Bild der 47. Woche - 23. November bis 29. November 2020
Nicht mehr als 13 Quadratkilometer misst die »Serenissima Repubblica di San Marco (Die Durchlauchtigste Republik des hl. Marco)«. Mit ihrer Ausstrahlung, ihren Kanälen, den herrschaftlichen Palästen – Relikte der wirtschaftlichen Blüte im Mittelalter – und ihrem Karneval verdrängt Venedig, die Hauptstadt der Republik, im 19. Jahrhundert sogar das ewige Rom vom Spitzenplatz der schönsten Metropolen Italiens.
»Man kann aus Venedig nicht abreisen, ohne sofort wiederkommen zu wollen«, schwärmt der Maler Claude Monet. Die stets vom Untergang bedrohte Lagunenstadt befeuert die Fantasie der Romantiker und Impressionisten. Auch der aus Erfurt stammende Friedrich Nerly (1807 – 1878) verfällt der Stadt, ihrem Licht, ihren Farben und bleibt ihr treu. Mehr als vier Jahrzehnte lebt er in der Serenissima und stillt mit seinen Gemälden und Aquarellen die allgemein grassierende Italiensehnsucht. Der »Porträtist Venedigs« lebt gut davon. Zur Freude der in Scharen in die Stadt einfallenden Bildungstourist*innen zählen zu dessen liebsten Motiven die bekannten Sehenswürdigkeiten: Dogenpalast und Piazzetta, Piazza San Marco samt Markuskirche und der Canal Grande mit den prunkvollen Palazzi. Die bis heute ungebrochene Zuneigung der Reisenden ist für die Einheimischen Segen und Fluch zugleich – etwa 50 000 wohnen in der Stadt, die jährlich an die 30 Millionen Reisende besuchen. So hat La Serenissima mit vielen Problemen zu kämpfen – den Menschenmassen, dem Absacken ihrer Gebäude, dem Verfall der Kulturschätze, steigenden Pegelständen und Jahrhundert-Hochwassern als Folge des Klimawandels.
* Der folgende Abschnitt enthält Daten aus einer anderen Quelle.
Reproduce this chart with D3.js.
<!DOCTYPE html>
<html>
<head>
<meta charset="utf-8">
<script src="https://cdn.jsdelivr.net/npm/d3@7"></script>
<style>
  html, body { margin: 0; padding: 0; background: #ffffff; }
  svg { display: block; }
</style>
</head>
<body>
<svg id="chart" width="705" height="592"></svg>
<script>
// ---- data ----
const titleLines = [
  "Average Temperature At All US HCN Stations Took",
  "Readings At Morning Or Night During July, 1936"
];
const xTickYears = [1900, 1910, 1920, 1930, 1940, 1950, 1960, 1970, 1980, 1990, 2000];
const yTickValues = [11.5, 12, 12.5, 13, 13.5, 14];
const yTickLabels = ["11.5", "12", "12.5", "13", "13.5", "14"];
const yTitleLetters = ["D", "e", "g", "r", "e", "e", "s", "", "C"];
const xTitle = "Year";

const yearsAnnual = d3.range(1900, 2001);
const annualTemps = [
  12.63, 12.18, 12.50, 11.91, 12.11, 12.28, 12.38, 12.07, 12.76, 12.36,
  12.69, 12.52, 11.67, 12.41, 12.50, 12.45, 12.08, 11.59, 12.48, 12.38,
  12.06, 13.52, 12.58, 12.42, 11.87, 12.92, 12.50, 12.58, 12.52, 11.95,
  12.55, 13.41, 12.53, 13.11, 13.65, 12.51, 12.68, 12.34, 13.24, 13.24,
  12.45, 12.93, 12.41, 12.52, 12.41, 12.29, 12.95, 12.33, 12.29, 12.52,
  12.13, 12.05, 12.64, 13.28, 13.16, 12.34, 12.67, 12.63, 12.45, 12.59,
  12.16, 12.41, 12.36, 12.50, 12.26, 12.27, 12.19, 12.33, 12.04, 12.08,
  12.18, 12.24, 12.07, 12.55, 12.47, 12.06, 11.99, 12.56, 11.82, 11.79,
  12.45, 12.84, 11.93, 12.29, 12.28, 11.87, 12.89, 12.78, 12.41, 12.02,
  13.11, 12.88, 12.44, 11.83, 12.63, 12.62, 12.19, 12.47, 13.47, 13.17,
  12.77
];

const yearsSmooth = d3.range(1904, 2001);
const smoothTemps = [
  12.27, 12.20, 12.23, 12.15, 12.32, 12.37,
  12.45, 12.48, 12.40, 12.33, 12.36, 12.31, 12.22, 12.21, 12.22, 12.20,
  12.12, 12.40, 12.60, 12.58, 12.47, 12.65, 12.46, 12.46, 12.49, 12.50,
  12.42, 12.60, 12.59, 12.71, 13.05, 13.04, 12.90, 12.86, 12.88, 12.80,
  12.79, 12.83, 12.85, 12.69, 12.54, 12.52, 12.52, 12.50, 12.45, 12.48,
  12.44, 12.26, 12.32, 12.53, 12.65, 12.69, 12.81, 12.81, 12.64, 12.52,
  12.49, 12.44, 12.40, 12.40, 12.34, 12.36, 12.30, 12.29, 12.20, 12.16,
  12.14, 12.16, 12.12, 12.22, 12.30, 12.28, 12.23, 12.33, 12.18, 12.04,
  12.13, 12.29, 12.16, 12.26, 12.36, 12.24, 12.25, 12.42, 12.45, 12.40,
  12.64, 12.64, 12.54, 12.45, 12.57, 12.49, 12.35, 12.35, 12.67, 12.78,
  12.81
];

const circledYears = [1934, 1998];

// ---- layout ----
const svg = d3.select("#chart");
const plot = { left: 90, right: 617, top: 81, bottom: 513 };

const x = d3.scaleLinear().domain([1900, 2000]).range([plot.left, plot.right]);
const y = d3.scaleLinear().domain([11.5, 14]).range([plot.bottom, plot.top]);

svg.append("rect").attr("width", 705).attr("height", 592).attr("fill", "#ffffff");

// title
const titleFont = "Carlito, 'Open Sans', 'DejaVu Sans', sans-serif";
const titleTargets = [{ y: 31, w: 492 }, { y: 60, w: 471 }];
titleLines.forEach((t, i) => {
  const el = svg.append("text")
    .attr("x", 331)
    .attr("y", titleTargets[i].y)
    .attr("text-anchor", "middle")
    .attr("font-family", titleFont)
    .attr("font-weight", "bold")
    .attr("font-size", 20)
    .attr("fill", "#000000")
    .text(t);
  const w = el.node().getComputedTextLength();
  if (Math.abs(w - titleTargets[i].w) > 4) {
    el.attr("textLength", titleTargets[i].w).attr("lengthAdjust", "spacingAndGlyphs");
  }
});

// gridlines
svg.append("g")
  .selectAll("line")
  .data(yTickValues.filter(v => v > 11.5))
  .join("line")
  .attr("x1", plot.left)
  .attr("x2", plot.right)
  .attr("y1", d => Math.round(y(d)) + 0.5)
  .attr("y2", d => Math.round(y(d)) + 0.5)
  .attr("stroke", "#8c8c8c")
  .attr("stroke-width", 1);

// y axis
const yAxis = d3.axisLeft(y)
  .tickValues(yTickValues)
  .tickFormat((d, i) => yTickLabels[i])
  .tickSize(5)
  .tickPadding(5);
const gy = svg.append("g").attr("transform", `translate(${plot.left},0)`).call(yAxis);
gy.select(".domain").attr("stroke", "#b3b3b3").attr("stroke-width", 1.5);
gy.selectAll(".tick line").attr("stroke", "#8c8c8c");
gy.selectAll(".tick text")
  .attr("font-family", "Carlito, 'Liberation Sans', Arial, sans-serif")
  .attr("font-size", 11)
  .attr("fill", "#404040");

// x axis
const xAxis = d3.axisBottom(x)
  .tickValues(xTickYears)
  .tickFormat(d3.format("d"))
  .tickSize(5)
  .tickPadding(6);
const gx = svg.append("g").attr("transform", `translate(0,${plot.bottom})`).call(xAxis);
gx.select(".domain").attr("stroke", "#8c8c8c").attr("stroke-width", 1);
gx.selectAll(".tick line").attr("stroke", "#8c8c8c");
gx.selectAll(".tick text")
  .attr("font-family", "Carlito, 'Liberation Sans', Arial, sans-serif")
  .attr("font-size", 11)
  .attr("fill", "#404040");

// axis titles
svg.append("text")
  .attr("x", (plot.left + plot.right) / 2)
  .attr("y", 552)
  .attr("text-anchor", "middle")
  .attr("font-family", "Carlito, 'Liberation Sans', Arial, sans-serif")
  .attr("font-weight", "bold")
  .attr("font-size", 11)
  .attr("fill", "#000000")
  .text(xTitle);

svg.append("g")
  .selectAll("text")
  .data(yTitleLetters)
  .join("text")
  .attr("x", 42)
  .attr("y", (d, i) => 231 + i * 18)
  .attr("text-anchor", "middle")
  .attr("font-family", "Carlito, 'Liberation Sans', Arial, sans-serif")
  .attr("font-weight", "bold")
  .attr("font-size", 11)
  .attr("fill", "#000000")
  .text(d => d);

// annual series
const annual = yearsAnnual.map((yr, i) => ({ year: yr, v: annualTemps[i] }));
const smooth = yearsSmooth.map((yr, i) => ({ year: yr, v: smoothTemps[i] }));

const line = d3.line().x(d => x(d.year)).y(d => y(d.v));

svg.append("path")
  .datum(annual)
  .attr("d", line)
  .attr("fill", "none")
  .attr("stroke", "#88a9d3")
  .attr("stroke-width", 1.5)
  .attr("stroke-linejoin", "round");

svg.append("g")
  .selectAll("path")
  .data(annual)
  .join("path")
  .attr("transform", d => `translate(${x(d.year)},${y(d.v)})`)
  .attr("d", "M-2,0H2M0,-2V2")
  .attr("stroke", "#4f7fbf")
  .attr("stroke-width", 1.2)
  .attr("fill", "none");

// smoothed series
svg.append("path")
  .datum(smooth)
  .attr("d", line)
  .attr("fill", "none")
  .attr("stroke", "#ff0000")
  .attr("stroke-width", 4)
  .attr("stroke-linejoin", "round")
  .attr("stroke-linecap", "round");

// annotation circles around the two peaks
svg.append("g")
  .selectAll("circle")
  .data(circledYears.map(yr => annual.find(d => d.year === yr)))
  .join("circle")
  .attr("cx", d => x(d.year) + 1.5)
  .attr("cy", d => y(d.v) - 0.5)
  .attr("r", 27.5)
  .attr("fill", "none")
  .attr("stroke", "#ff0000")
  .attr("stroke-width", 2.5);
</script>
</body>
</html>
Und um zumindest nicht vollends zum Vergnügungspark à la Disneyland zu verkommen, greift die Verwaltung inzwischen zu rabiateren Mitteln: Eintrittsgelder für Tagestouristen, Strafen für Fehlverhalten wie für das Bad in den Kanälen und für eine allzu legere Kleiderordnung der durchs Gedränge Flanierenden.